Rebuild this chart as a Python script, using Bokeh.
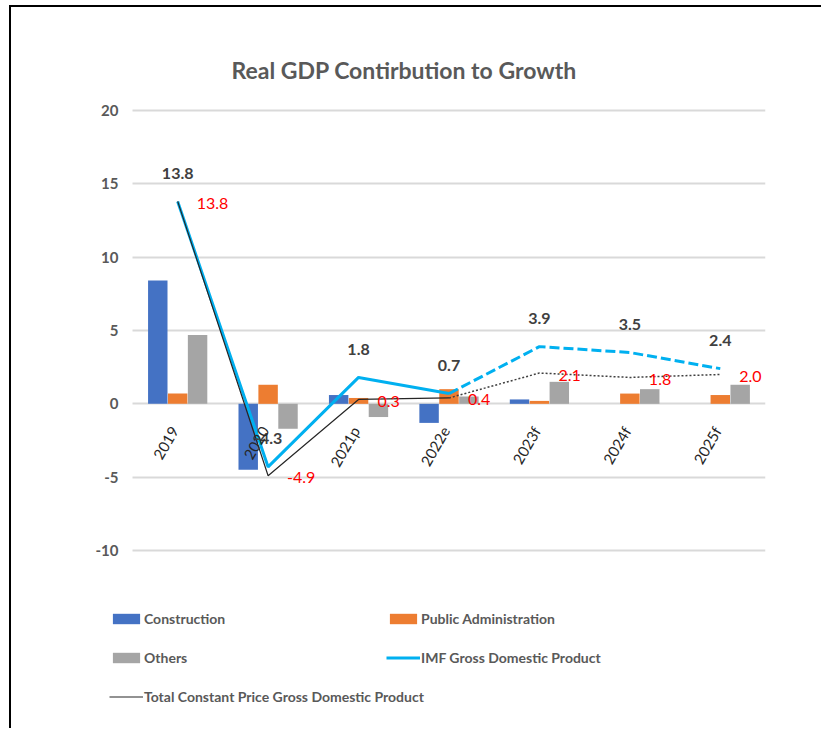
import math
from bokeh.plotting import figure
from bokeh.models import (ColumnDataSource, Legend, LegendItem, FixedTicker, Range1d)
from bokeh.transform import dodge
from bokeh.core.properties import value
from bokeh.embed import file_html
from bokeh.resources import INLINE

# ---------------- data ----------------
categories = ["2019", "2020", "2021p", "2022e", "2023f", "2024f", "2025f"]
construction = [8.4, -4.5, 0.6, -1.3, 0.3, 0.0, 0.0]
public_admin = [0.7, 1.3, 0.4, 1.0, 0.2, 0.7, 0.6]
others = [4.7, -1.7, -0.9, 0.5, 1.5, 1.0, 1.3]
imf_gdp = [13.8, -4.3, 1.8, 0.7, 3.9, 3.5, 2.4]
total_gdp = [13.8, -4.9, 0.3, 0.4, 2.1, 1.8, 2.0]
y_ticks = [-10, -5, 0, 5, 10, 15, 20]
n_actual = 4  # 2019..2022e drawn solid, forecasts dashed

FONT = "Lato"
C_CON, C_PUB, C_OTH, C_IMF, C_TOT = "#4472C4", "#ED7D31", "#A5A5A5", "#00B0F0", "#262626"

pos = list(range(len(categories)))
src = ColumnDataSource(dict(pos=pos, cat=categories, con=construction, pub=public_admin,
                            oth=others, imf=imf_gdp, tot=total_gdp,
                            imf_lbl=["%.1f" % v for v in imf_gdp],
                            tot_lbl=["%.1f" % v for v in total_gdp],
                            zero=[0] * len(categories)))
solid = ColumnDataSource(dict(pos=pos[:n_actual], imf=imf_gdp[:n_actual],
                              tot=total_gdp[:n_actual]))
fcst = ColumnDataSource(dict(pos=pos[n_actual - 1:], imf=imf_gdp[n_actual - 1:],
                             tot=total_gdp[n_actual - 1:]))

n = len(categories)
# the plotting frame also holds the axis labels and the legend area
p = figure(x_range=Range1d(-0.964, n - 0.5), y_range=Range1d(-21.93, 20.68),
           width=812, height=723, output_backend="svg", toolbar_location=None,
           min_border_left=79, min_border_right=58, min_border_top=93,
           min_border_bottom=5)
p.styles = {"margin-left": "9px", "margin-top": "5px",
            "border-left": "2px solid black", "border-top": "2px solid black"}
p.outline_line_color = None

p.title.text = "Real GDP Contirbution to Growth"
p.title.text_font = FONT
p.title.text_font_size = "23px"
p.title.text_font_style = "bold"
p.title.text_color = "#595959"
p.title.align = "left"
p.title.offset = 141
p.title.standoff = 34

p.xaxis.visible = False
p.xgrid.visible = False
p.yaxis.fixed_location = -0.5
p.yaxis.ticker = FixedTicker(ticks=y_ticks)
p.yaxis.major_label_overrides = {t: str(t) for t in y_ticks}
p.yaxis.axis_line_color = None
p.yaxis.major_tick_line_color = None
p.yaxis.minor_tick_line_color = None
p.yaxis.major_tick_out = 0
p.yaxis.major_label_standoff = 14
p.yaxis.major_label_text_font = FONT
p.yaxis.major_label_text_font_size = "15px"
p.yaxis.major_label_text_font_style = "bold"
p.yaxis.major_label_text_color = "#595959"
p.ygrid.ticker = FixedTicker(ticks=y_ticks)
p.ygrid.cross_bounds = (-0.5, n - 0.5)
p.ygrid.grid_line_color = "#D9D9D9"
p.ygrid.grid_line_width = 2

bw = 0.215
r_con = p.vbar(x=dodge("pos", -0.22), top="con", width=bw,
               source=src, fill_color=C_CON, line_color=None)
r_pub = p.vbar(x=dodge("pos", 0.0), top="pub", width=bw,
               source=src, fill_color=C_PUB, line_color=None)
r_oth = p.vbar(x=dodge("pos", 0.22), top="oth", width=bw,
               source=src, fill_color=C_OTH, line_color=None)

r_imf = p.line("pos", "imf", source=solid, line_color=C_IMF, line_width=3)
p.line("pos", "imf", source=fcst, line_color=C_IMF, line_width=3, line_dash="10 4")
r_tot = p.line("pos", "tot", source=solid, line_color=C_TOT, line_width=1.2)
p.line("pos", "tot", source=fcst, line_color="#404040", line_width=1.5, line_dash="2 2")

# data labels
p.text(x="pos", y="imf", text="imf_lbl", source=src, text_align="center",
       text_baseline="middle", y_offset=-28, text_font=value(FONT),
       text_font_size="16px", text_font_style="bold", text_color="#404040")
p.text(x="pos", y="tot", text="tot_lbl", source=src, text_align="left",
       text_baseline="middle", x_offset=19, y_offset=2, text_font=value(FONT),
       text_font_size="16px", text_color="#FF0000")

# category labels along the zero line
p.text(x="pos", y="zero", text="cat", source=src, angle=math.pi / 3,
       text_align="right", text_baseline="middle", x_offset=-3, y_offset=24,
       text_font=value(FONT), text_font_size="15px", text_color="#262626")

legend_style = dict(background_fill_alpha=0, border_line_color=None, padding=0,
                    margin=0, spacing=19, glyph_width=34, glyph_height=13,
                    label_height=20, label_standoff=1, label_text_font=FONT,
                    label_text_font_size="14px", label_text_color="#595959",
                    label_text_font_style="bold")
leg1 = Legend(items=[LegendItem(label="Construction", renderers=[r_con]),
                     LegendItem(label="Others", renderers=[r_oth]),
                     LegendItem(label="Total Constant Price Gross Domestic Product",
                                renderers=[r_tot])],
              location=(19, 19), **legend_style)
leg2 = Legend(items=[LegendItem(label="Public Administration", renderers=[r_pub]),
                     LegendItem(label="IMF Gross Domestic Product", renderers=[r_imf])],
              location=(296, 58), **legend_style)
p.add_layout(leg1, "center")
p.add_layout(leg2, "center")

open("out.html", "w").write(file_html(p, INLINE))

**Exercise brief:**
Transcribe each line above verbatim, with the pictures left out.

**Finished exercise:**
Rebuild this chart as a Python script, using Bokeh.
import math
from bokeh.plotting import figure
from bokeh.models import (ColumnDataSource, Legend, LegendItem, FixedTicker, Range1d)
from bokeh.transform import dodge
from bokeh.core.properties import value
from bokeh.embed import file_html
from bokeh.resources import INLINE

# ---------------- data ----------------
categories = ["2019", "2020", "2021p", "2022e", "2023f", "2024f", "2025f"]
construction = [8.4, -4.5, 0.6, -1.3, 0.3, 0.0, 0.0]
public_admin = [0.7, 1.3, 0.4, 1.0, 0.2, 0.7, 0.6]
others = [4.7, -1.7, -0.9, 0.5, 1.5, 1.0, 1.3]
imf_gdp = [13.8, -4.3, 1.8, 0.7, 3.9, 3.5, 2.4]
total_gdp = [13.8, -4.9, 0.3, 0.4, 2.1, 1.8, 2.0]
y_ticks = [-10, -5, 0, 5, 10, 15, 20]
n_actual = 4  # 2019..2022e drawn solid, forecasts dashed

FONT = "Lato"
C_CON, C_PUB, C_OTH, C_IMF, C_TOT = "#4472C4", "#ED7D31", "#A5A5A5", "#00B0F0", "#262626"

pos = list(range(len(categories)))
src = ColumnDataSource(dict(pos=pos, cat=categories, con=construction, pub=public_admin,
                            oth=others, imf=imf_gdp, tot=total_gdp,
                            imf_lbl=["%.1f" % v for v in imf_gdp],
                            tot_lbl=["%.1f" % v for v in total_gdp],
                            zero=[0] * len(categories)))
solid = ColumnDataSource(dict(pos=pos[:n_actual], imf=imf_gdp[:n_actual],
                              tot=total_gdp[:n_actual]))
fcst = ColumnDataSource(dict(pos=pos[n_actual - 1:], imf=imf_gdp[n_actual - 1:],
                             tot=total_gdp[n_actual - 1:]))

n = len(categories)
# the plotting frame also holds the axis labels and the legend area
p = figure(x_range=Range1d(-0.964, n - 0.5), y_range=Range1d(-21.93, 20.68),
           width=812, height=723, output_backend="svg", toolbar_location=None,
           min_border_left=79, min_border_right=58, min_border_top=93,
           min_border_bottom=5)
p.styles = {"margin-left": "9px", "margin-top": "5px",
            "border-left": "2px solid black", "border-top": "2px solid black"}
p.outline_line_color = None

p.title.text = "Real GDP Contirbution to Growth"
p.title.text_font = FONT
p.title.text_font_size = "23px"
p.title.text_font_style = "bold"
p.title.text_color = "#595959"
p.title.align = "left"
p.title.offset = 141
p.title.standoff = 34

p.xaxis.visible = False
p.xgrid.visible = False
p.yaxis.fixed_location = -0.5
p.yaxis.ticker = FixedTicker(ticks=y_ticks)
p.yaxis.major_label_overrides = {t: str(t) for t in y_ticks}
p.yaxis.axis_line_color = None
p.yaxis.major_tick_line_color = None
p.yaxis.minor_tick_line_color = None
p.yaxis.major_tick_out = 0
p.yaxis.major_label_standoff = 14
p.yaxis.major_label_text_font = FONT
p.yaxis.major_label_text_font_size = "15px"
p.yaxis.major_label_text_font_style = "bold"
p.yaxis.major_label_text_color = "#595959"
p.ygrid.ticker = FixedTicker(ticks=y_ticks)
p.ygrid.cross_bounds = (-0.5, n - 0.5)
p.ygrid.grid_line_color = "#D9D9D9"
p.ygrid.grid_line_width = 2

bw = 0.215
r_con = p.vbar(x=dodge("pos", -0.22), top="con", width=bw,
               source=src, fill_color=C_CON, line_color=None)
r_pub = p.vbar(x=dodge("pos", 0.0), top="pub", width=bw,
               source=src, fill_color=C_PUB, line_color=None)
r_oth = p.vbar(x=dodge("pos", 0.22), top="oth", width=bw,
               source=src, fill_color=C_OTH, line_color=None)

r_imf = p.line("pos", "imf", source=solid, line_color=C_IMF, line_width=3)
p.line("pos", "imf", source=fcst, line_color=C_IMF, line_width=3, line_dash="10 4")
r_tot = p.line("pos", "tot", source=solid, line_color=C_TOT, line_width=1.2)
p.line("pos", "tot", source=fcst, line_color="#404040", line_width=1.5, line_dash="2 2")

# data labels
p.text(x="pos", y="imf", text="imf_lbl", source=src, text_align="center",
       text_baseline="middle", y_offset=-28, text_font=value(FONT),
       text_font_size="16px", text_font_style="bold", text_color="#404040")
p.text(x="pos", y="tot", text="tot_lbl", source=src, text_align="left",
       text_baseline="middle", x_offset=19, y_offset=2, text_font=value(FONT),
       text_font_size="16px", text_color="#FF0000")

# category labels along the zero line
p.text(x="pos", y="zero", text="cat", source=src, angle=math.pi / 3,
       text_align="right", text_baseline="middle", x_offset=-3, y_offset=24,
       text_font=value(FONT), text_font_size="15px", text_color="#262626")

legend_style = dict(background_fill_alpha=0, border_line_color=None, padding=0,
                    margin=0, spacing=19, glyph_width=34, glyph_height=13,
                    label_height=20, label_standoff=1, label_text_font=FONT,
                    label_text_font_size="14px", label_text_color="#595959",
                    label_text_font_style="bold")
leg1 = Legend(items=[LegendItem(label="Construction", renderers=[r_con]),
                     LegendItem(label="Others", renderers=[r_oth]),
                     LegendItem(label="Total Constant Price Gross Domestic Product",
                                renderers=[r_tot])],
              location=(19, 19), **legend_style)
leg2 = Legend(items=[LegendItem(label="Public Administration", renderers=[r_pub]),
                     LegendItem(label="IMF Gross Domestic Product", renderers=[r_imf])],
              location=(296, 58), **legend_style)
p.add_layout(leg1, "center")
p.add_layout(leg2, "center")

open("out.html", "w").write(file_html(p, INLINE))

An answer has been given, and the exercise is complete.